Prefix Search sacrifices reliability for speed.

Loss Minimization: Most of the computation time in Sequential Search is wasted checking thousands of numbers in an incorrect block. Prefix Search avoids this by using a probability of 1 in 4,096 (for 3 characters) as a skip mechanism.

Advantage Accumulation: By quickly skipping incorrect blocks, the method accumulates a massive savings in checks (approximately 17,500 per successful attempt). This maximizes the number of "lucky" attempts your hardware can make.

Result: Total Dominance: The effort reduction is so significant that Prefix Search wins 93.6% of the time in a direct efficiency comparison.

If you don't own a GPU farm, you have no other rational option.

Sequential search is a failed brute-force strategy that exhausts your resources on useless ranges.

Prefix search is an optimized luck strategy that gives you a 93.6% probability of making the most efficient use of your computation time.

You must accept the risk (approximately 36% failure per partial attempt due to the "jump") in exchange for the possibility of success (approximately 64%) with minimal effort. This is the only way to tackle the vastness of the keyspace with limited resources.

You sacrifice: 100% theoretical coverage (impossible to achieve anyway)

You gain: 35% greater efficiency, 50% more attempts, 93% higher probability of success per resource invested.
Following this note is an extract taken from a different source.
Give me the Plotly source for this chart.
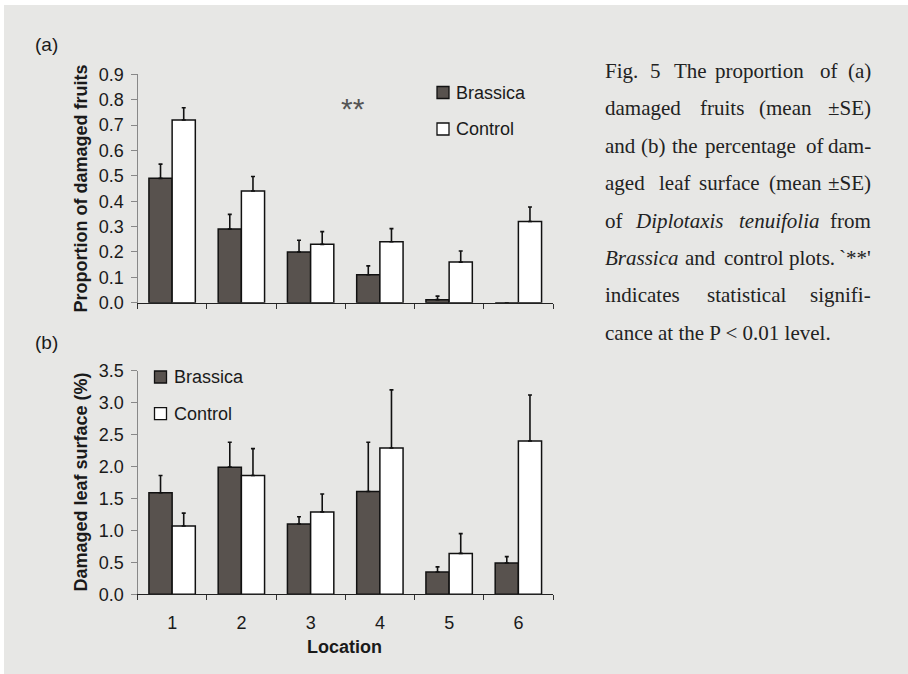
import plotly.graph_objects as go
from plotly.subplots import make_subplots

# ---------------- data ----------------
locations = ["1", "2", "3", "4", "5", "6"]
series_names = ["Brassica", "Control"]

fruits_brassica = [0.49, 0.29, 0.20, 0.11, 0.012, 0.0]
fruits_brassica_se = [0.056, 0.058, 0.046, 0.035, 0.014, 0.0]
fruits_control = [0.72, 0.44, 0.23, 0.24, 0.16, 0.32]
fruits_control_se = [0.048, 0.057, 0.050, 0.052, 0.044, 0.057]

leaf_brassica = [1.59, 1.99, 1.10, 1.61, 0.35, 0.49]
leaf_brassica_se = [0.27, 0.39, 0.115, 0.77, 0.08, 0.10]
leaf_control = [1.07, 1.86, 1.29, 2.29, 0.64, 2.40]
leaf_control_se = [0.20, 0.42, 0.28, 0.91, 0.31, 0.72]

y_title_a = "Proportion of damaged fruits"
y_title_b = "Damaged leaf surface (%)"
x_title = "Location"

caption_lines = [
    ["Fig.", "5", "The", "proportion", "of", "(a)"],
    ["damaged", "fruits", "(mean", "±SE)"],
    ["and", "(b)", "the", "percentage", "of", "dam-"],
    ["aged", "leaf", "surface", "(mean", "±SE)"],
    ["of", "<i>Diplotaxis</i>", "<i>tenuifolia</i>", "from"],
    ["<i>Brassica</i>", "and", "control", "plots.", "`**'"],
    ["indicates", "statistical", "signifi-"],
    ["cance at the P &lt; 0.01 level."],
]

# ---------------- style ----------------
W, H = 908, 674
SANS = "Liberation Sans, Arial, sans-serif"
SERIF = "Liberation Serif, Times New Roman, serif"
DARK = "#58524e"
BG = "#e7e7e5"


def px(x):
    return x / W


def py(y):
    return 1 - y / H


fig = make_subplots(rows=2, cols=1)

sets = [
    (1, [fruits_brassica, fruits_control], [fruits_brassica_se, fruits_control_se]),
    (2, [leaf_brassica, leaf_control], [leaf_brassica_se, leaf_control_se]),
]
fills = [DARK, "white"]
for row, vals, ses in sets:
    for i, name in enumerate(series_names):
        fig.add_trace(
            go.Bar(
                x=locations,
                y=vals[i],
                name=name,
                showlegend=False,
                marker=dict(color=fills[i], line=dict(color="#111", width=1.5)),
                error_y=dict(
                    type="data",
                    array=ses[i],
                    arrayminus=[0] * len(ses[i]),
                    symmetric=False,
                    color="#111",
                    thickness=1.6,
                    width=2,
                ),
            ),
            row=row,
            col=1,
        )

xdom = [px(137.5), px(553)]
fig.update_layout(
    width=W,
    height=H,
    margin=dict(l=0, r=0, t=0, b=0, pad=0, autoexpand=False),
    paper_bgcolor=BG,
    plot_bgcolor="rgba(0,0,0,0)",
    barmode="group",
    bargap=0.33,
    bargroupgap=0,
    font=dict(family=SANS, size=18, color="#1a1a1a"),
)

xcommon = dict(
    type="category",
    range=[-0.5, 5.5],
    domain=xdom,
    automargin=False,
    showline=True,
    linecolor="#222",
    linewidth=1.3,
    ticks="outside",
    tickson="boundaries",
    ticklen=5,
    tickcolor="#333",
    tickwidth=1,
    showgrid=False,
    zeroline=False,
)
fig.update_xaxes(**xcommon)
fig.update_xaxes(showticklabels=False, row=1, col=1)
fig.update_xaxes(
    showticklabels=True,
    tickfont=dict(family=SANS, size=18, color="#1a1a1a"),
    ticklabelstandoff=12,
    row=2,
    col=1,
)

ycommon = dict(
    automargin=False,
    showline=True,
    linecolor="#888",
    linewidth=1,
    ticks="outside",
    ticklen=6,
    tickcolor="#888",
    tickwidth=1,
    showgrid=False,
    zeroline=False,
    tickformat=".1f",
    tickfont=dict(family=SANS, size=18, color="#1a1a1a"),
    ticklabelstandoff=3,
)
fig.update_yaxes(**ycommon)
fig.update_yaxes(range=[0, 0.9], dtick=0.1, domain=[py(302.7), py(74.3)], row=1, col=1)
fig.update_yaxes(range=[0, 3.5], dtick=0.5, domain=[py(594.3), py(370.7)], row=2, col=1)

# thin white page strips at top and left, gray panel elsewhere
shapes = [
    dict(type="rect", xref="paper", yref="paper", x0=0, x1=1, y0=py(5), y1=1,
         fillcolor="white", line=dict(width=0), layer="below"),
    dict(type="rect", xref="paper", yref="paper", x0=0, x1=px(4), y0=0, y1=1,
         fillcolor="white", line=dict(width=0), layer="below"),
]
annotations = []


def add_text(text, x, y, size=18, xanchor="left", yanchor="middle", family=SANS,
             color="#1a1a1a", angle=0):
    annotations.append(dict(
        text=text, x=px(x), y=py(y), xref="paper", yref="paper",
        xanchor=xanchor, yanchor=yanchor, showarrow=False, textangle=angle,
        font=dict(family=family, size=size, color=color),
    ))


# panel labels
add_text("(a)", 33, 44, size=19)
add_text("(b)", 33, 342, size=19)

# axis titles
add_text("<b>" + y_title_a + "</b>", 80, 188.5, size=18, xanchor="center", angle=-90)
add_text("<b>" + y_title_b + "</b>", 80, 482.5, size=18, xanchor="center", angle=-90)
add_text("<b>" + x_title + "</b>", 344.5, 647, size=18, xanchor="center")

# significance mark
add_text("**", 352.5, 109, size=30, xanchor="center", color="#555")

# legends (drawn manually)
legend_pos = [
    (443, [92.5, 129], 454),
    (160.5, [377, 413.7], 171.7),
]
for bx, ys, tx in legend_pos:
    for i, name in enumerate(series_names):
        cy = ys[i]
        shapes.append(dict(type="rect", xref="paper", yref="paper",
                           x0=px(bx - 6), x1=px(bx + 6), y0=py(cy + 6), y1=py(cy - 6),
                           fillcolor=fills[i], line=dict(color="#111", width=1.3)))
        add_text(name, tx, cy, size=18)

# caption: justified by placing words at their start positions
left, right = 603.3, 873.3
baselines = [78 + 37.4 * i for i in range(8)]
word_starts = [
    [None, 648.3, 671.7, 713.3, 818.0, None],
    [None, 698.3, 756.7, None],
    [None, 639.0, 670.0, 703.0, 804.0, None],
    [None, 656.7, 696.7, 766.7, None],
    [None, 633.3, 736.7, None],
    [None, 683.3, 722.0, 786.5, None],
    [None, 705.0, None],
    [None],
]
for words, starts, base in zip(caption_lines, word_starts, baselines):
    yc = base - 7
    n = len(words)
    for j, w in enumerate(words):
        if j == 0:
            add_text(w, left, yc, size=21, family=SERIF, xanchor="left", color="#222")
        elif j == n - 1:
            add_text(w, right, yc, size=21, family=SERIF, xanchor="right", color="#222")
        else:
            add_text(w, starts[j], yc, size=21, family=SERIF, xanchor="left", color="#222")

fig.update_layout(shapes=shapes, annotations=annotations)
fig.write_html(
    "out.html",
    post_script="document.body.style.margin='0';document.body.style.background='%s';" % BG,
)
In a search where time is the scarcest resource, sacrificing a theoretical guarantee for a practical advantage of 35% is not an option... it is an obligation.

In short, prefixes influence probabilities by speeding up the search process, allowing for more attempts per unit of time. They don't change the probability of an individual attempt, but they do increase the overall probability of success by increasing the frequency of attempts. It's the rational strategy for those who rely on luck!